It’s hard to remember now, but before social media exploded holiday cards were probably our best and most effective means of making friends, family, and neighbors feel terrible about themselves. Before we could instamagically show off every last tree-farm visit, batch of ginger snaps, and travel-basketball team group shot, the worst of us had to surreptitiously try to cram a year’s worth of self-important updates into one card. One card. Truly, those were the dark ages.
But while it’s super easy to proclaim your superiority on the internet, you can still use the safe cover of Christmas cheer to really give it to all those people who bragged their way through the year. Like those damn Hendersons who love to post absurdly long, detailed stories about their kids’ fancy summer camp (Tim was a real natural on that horse! Cindy really has a knack for falconry!) and casually drop photos of cars wrapped in bows like they’re in a December to remember commercial. (Does anyone do that? Oh yeah, the Hendersons!) Or, for that matter, anyone else whose skin you want to burrow under. For many, the holiday card is the annual chance to not so casually cram your good fortune under others’ noses.
Here’s how to weaponize your holiday greetings to shove as much humblebragging as you can into a 5×7 slab of cardstock from Shutterfly.
Photoshop your family to within an inch of its glowing, burnished life. This goes without saying, but you’re not using pictures that were “spontaneously taken in a joyful moment,” right? Your grandparents did that, although they didn’t have any joyful moments because they had to sit unsmiling in front of a huge box camera for six minutes. You, meanwhile, have the power to remove every blemish, pore, wrinkle, gray hair, burgeoning gut, and non-smiling child using all the technology the Lord has gifted you. Alternately, just hit up Sears Portrait Studio. They could really use your money. Either way, you want to produce photos that make Cousin Carol, or whoever the gloatiest member of your family is, to clench her jaw hard upon seeing your smooth, smooth faces.
Using a vacation photo? Great idea. Make sure to capture all the scenic beauty of wherever you were to make everyone freezing their genitals off in late December know how warm you were when this was taken. Just make sure the framing is nicely balanced between the gorgeous, picturesque scenery in the background, and your big bulbous face in the front.

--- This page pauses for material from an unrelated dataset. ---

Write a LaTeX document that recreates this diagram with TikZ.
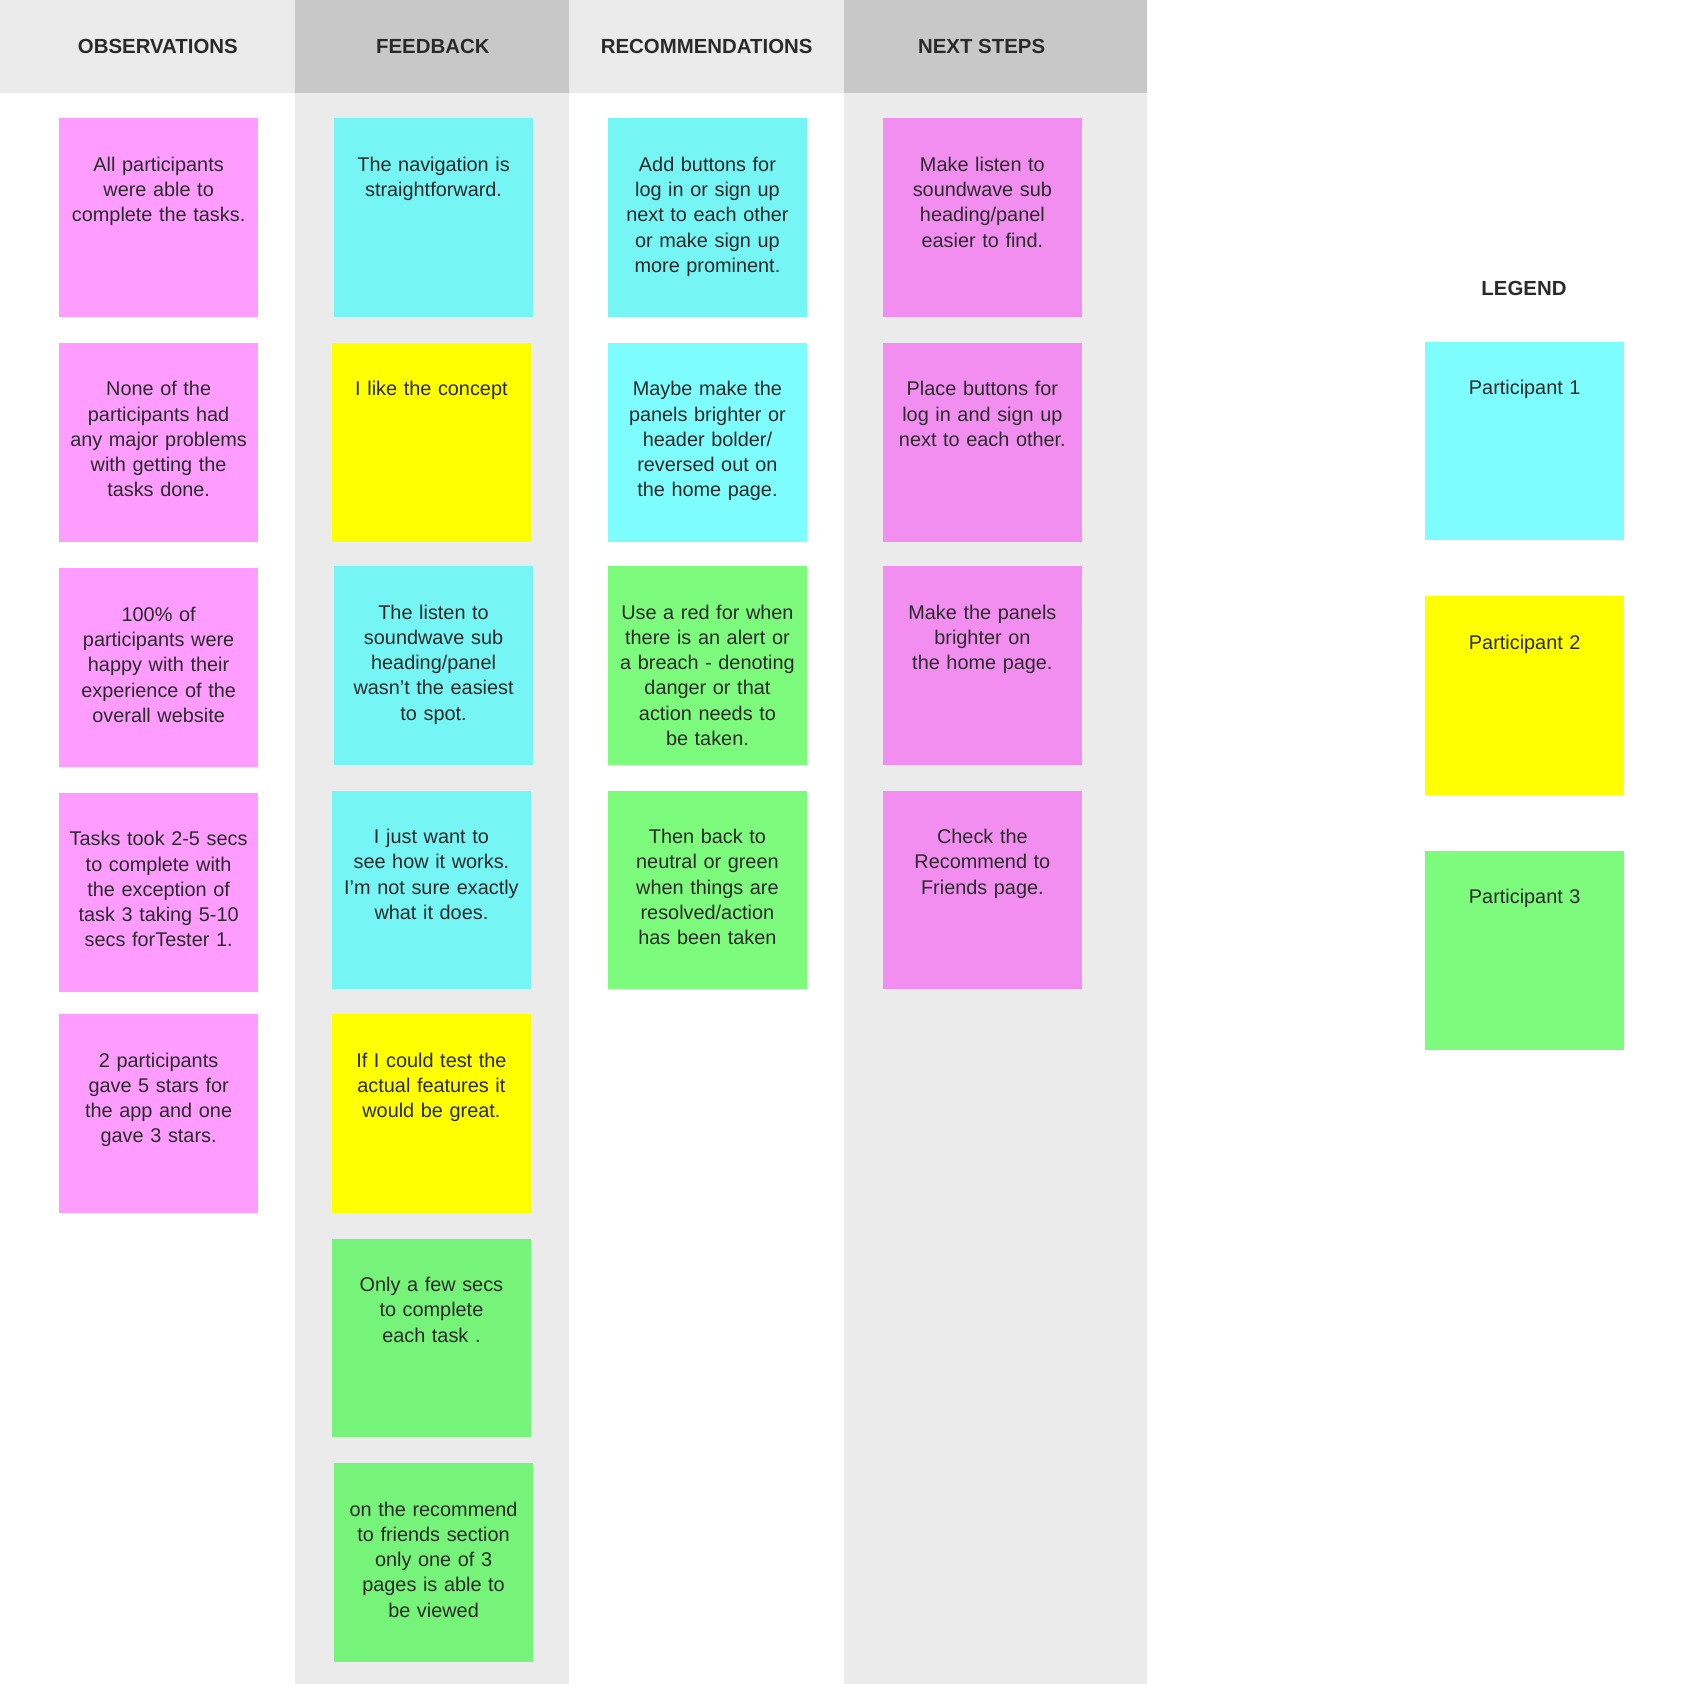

Bonus points if you can use the Selfie Angle, which tells the world, “I wasn’t comfortable handing my phone to a stranger.”
Of course, you wouldn’t use just one photo. That would mean you’re putting all your humblebrags in one basket, like a chump. You want to opt for a ludicrous template that includes four to six photos on the front. Even if it means most of those photos are about six molecules wide, who cares? Your family had so much fun you want to cram it all in. Hell, imagine all the fun you had that didn’t make this collage. Oh, and if you’re on a beach, everybody needs to be wearing white shirts and khaki pants. If you’re not, those children better goddamn well be wearing reindeer sweaters and bow ties.
You know how many holiday cards are one sheet? How the actual figgy shit are you supposed to get 12 pictures onto that? We recommend one of those fold-out models, the kind that are generally reserved for kids’ birthdays or children’s books about trains.
Break out your best Mark Twin impression and write some I-get-paid-by-the-word tidings. Some people think holiday letters have become passe. Those people are overweight pudding blobs who get excited about the new Grinch movie, wear Crocs to the grocery store, and think that you can cure forest fires by raking. Holiday letters remain an exceedingly efficient way to get paragraphs of your family’s important achievements into a single three or four sheets of letter paper. Include it all: Your trips, your children’s first steps (on an uncharted slice of Antarctica) and first words (spoken to a just-discovered species of moth they found in your 50-acre backyard), your promotion, the repairs to the master bath. Remember: When it comes to conveying actual Little League statistics, no font is too small.
Do you have a new baby? Go ahead and photoshop a nice aura around it.
Just lean into what the Christmas season is really about: Glitter! And decorative, fancy-rounded edges! If 12 ounces of silver glitter doesn’t fall off your card, it means you are not merry enough. Any idiot can write a card that says, “Hey, thinking about you, sorry we don’t see you more, but we hope you and your family have a wonderful holiday!” But it takes a true friend to adorn those wishes with gold foil paper and bling.
Don’t forget to bust out the calligraphy pen (with gilded ink of course) for your signature. Nothing says we hope your family is happy and healthy by gracing the note with your ornate and ludicrously swirly John Hancock. (“Look at his handwriting. He must be doing well!“) Happy holidays, folks.